Task requirements - Output the material exactly, but drop every image it holds.

--- Begin Data provided ---

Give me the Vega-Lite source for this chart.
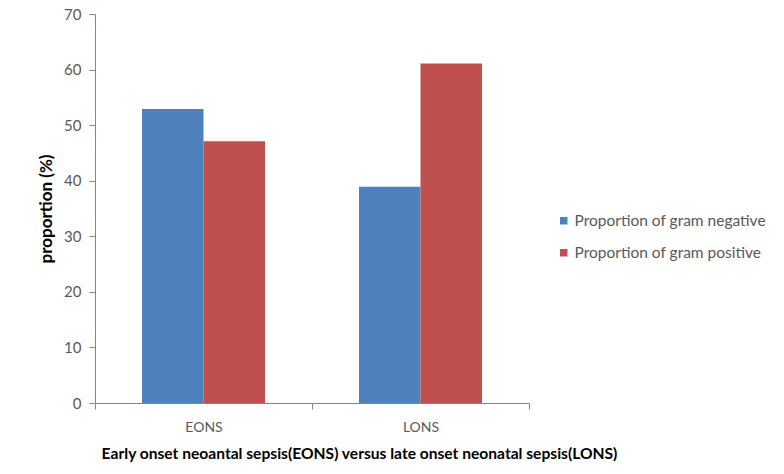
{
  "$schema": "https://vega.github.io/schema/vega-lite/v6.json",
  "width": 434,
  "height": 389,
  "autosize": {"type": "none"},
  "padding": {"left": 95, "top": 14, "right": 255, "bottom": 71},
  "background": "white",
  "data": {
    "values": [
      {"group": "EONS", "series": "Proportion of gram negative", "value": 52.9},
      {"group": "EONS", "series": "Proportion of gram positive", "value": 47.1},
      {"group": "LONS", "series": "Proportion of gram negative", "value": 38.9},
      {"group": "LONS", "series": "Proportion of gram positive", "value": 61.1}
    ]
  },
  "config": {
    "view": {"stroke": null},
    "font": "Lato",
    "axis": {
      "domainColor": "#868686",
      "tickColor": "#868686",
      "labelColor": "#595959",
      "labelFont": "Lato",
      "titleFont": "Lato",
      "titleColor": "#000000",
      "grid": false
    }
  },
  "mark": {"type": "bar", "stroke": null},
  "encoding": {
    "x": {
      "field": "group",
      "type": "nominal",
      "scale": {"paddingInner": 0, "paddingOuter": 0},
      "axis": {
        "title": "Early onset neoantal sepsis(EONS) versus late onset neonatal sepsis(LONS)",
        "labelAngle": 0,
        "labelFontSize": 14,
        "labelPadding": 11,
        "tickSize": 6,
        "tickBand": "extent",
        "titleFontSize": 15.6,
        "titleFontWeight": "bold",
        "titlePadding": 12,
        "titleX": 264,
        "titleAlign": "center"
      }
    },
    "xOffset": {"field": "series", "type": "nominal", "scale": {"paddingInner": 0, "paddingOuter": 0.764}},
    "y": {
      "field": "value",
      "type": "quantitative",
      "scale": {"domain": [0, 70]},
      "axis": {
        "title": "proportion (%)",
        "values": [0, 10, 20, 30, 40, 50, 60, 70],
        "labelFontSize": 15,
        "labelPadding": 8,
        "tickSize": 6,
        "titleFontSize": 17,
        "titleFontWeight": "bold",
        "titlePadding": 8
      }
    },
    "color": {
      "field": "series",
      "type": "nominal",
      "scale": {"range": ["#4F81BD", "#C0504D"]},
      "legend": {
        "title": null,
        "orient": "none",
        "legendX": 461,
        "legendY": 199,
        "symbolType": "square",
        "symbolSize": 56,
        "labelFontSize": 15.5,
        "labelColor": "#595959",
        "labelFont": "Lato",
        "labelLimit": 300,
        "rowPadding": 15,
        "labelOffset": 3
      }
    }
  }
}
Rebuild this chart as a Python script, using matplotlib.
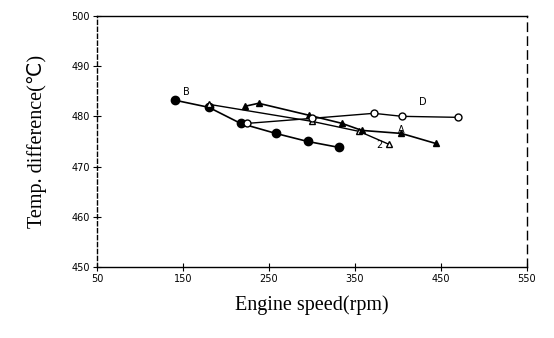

--- End Data provided ---

Answer below -
Give me the Vega-Lite source for this chart.
{
  "$schema": "https://vega.github.io/schema/vega-lite/v6.json",
  "width": 434,
  "height": 389,
  "autosize": {"type": "none"},
  "padding": {"left": 95, "top": 14, "right": 255, "bottom": 71},
  "background": "white",
  "data": {
    "values": [
      {"group": "EONS", "series": "Proportion of gram negative", "value": 52.9},
      {"group": "EONS", "series": "Proportion of gram positive", "value": 47.1},
      {"group": "LONS", "series": "Proportion of gram negative", "value": 38.9},
      {"group": "LONS", "series": "Proportion of gram positive", "value": 61.1}
    ]
  },
  "config": {
    "view": {"stroke": null},
    "font": "Lato",
    "axis": {
      "domainColor": "#868686",
      "tickColor": "#868686",
      "labelColor": "#595959",
      "labelFont": "Lato",
      "titleFont": "Lato",
      "titleColor": "#000000",
      "grid": false
    }
  },
  "mark": {"type": "bar", "stroke": null},
  "encoding": {
    "x": {
      "field": "group",
      "type": "nominal",
      "scale": {"paddingInner": 0, "paddingOuter": 0},
      "axis": {
        "title": "Early onset neoantal sepsis(EONS) versus late onset neonatal sepsis(LONS)",
        "labelAngle": 0,
        "labelFontSize": 14,
        "labelPadding": 11,
        "tickSize": 6,
        "tickBand": "extent",
        "titleFontSize": 15.6,
        "titleFontWeight": "bold",
        "titlePadding": 12,
        "titleX": 264,
        "titleAlign": "center"
      }
    },
    "xOffset": {"field": "series", "type": "nominal", "scale": {"paddingInner": 0, "paddingOuter": 0.764}},
    "y": {
      "field": "value",
      "type": "quantitative",
      "scale": {"domain": [0, 70]},
      "axis": {
        "title": "proportion (%)",
        "values": [0, 10, 20, 30, 40, 50, 60, 70],
        "labelFontSize": 15,
        "labelPadding": 8,
        "tickSize": 6,
        "titleFontSize": 17,
        "titleFontWeight": "bold",
        "titlePadding": 8
      }
    },
    "color": {
      "field": "series",
      "type": "nominal",
      "scale": {"range": ["#4F81BD", "#C0504D"]},
      "legend": {
        "title": null,
        "orient": "none",
        "legendX": 461,
        "legendY": 199,
        "symbolType": "square",
        "symbolSize": 56,
        "labelFontSize": 15.5,
        "labelColor": "#595959",
        "labelFont": "Lato",
        "labelLimit": 300,
        "rowPadding": 15,
        "labelOffset": 3
      }
    }
  }
}
Rebuild this chart as a Python script, using matplotlib.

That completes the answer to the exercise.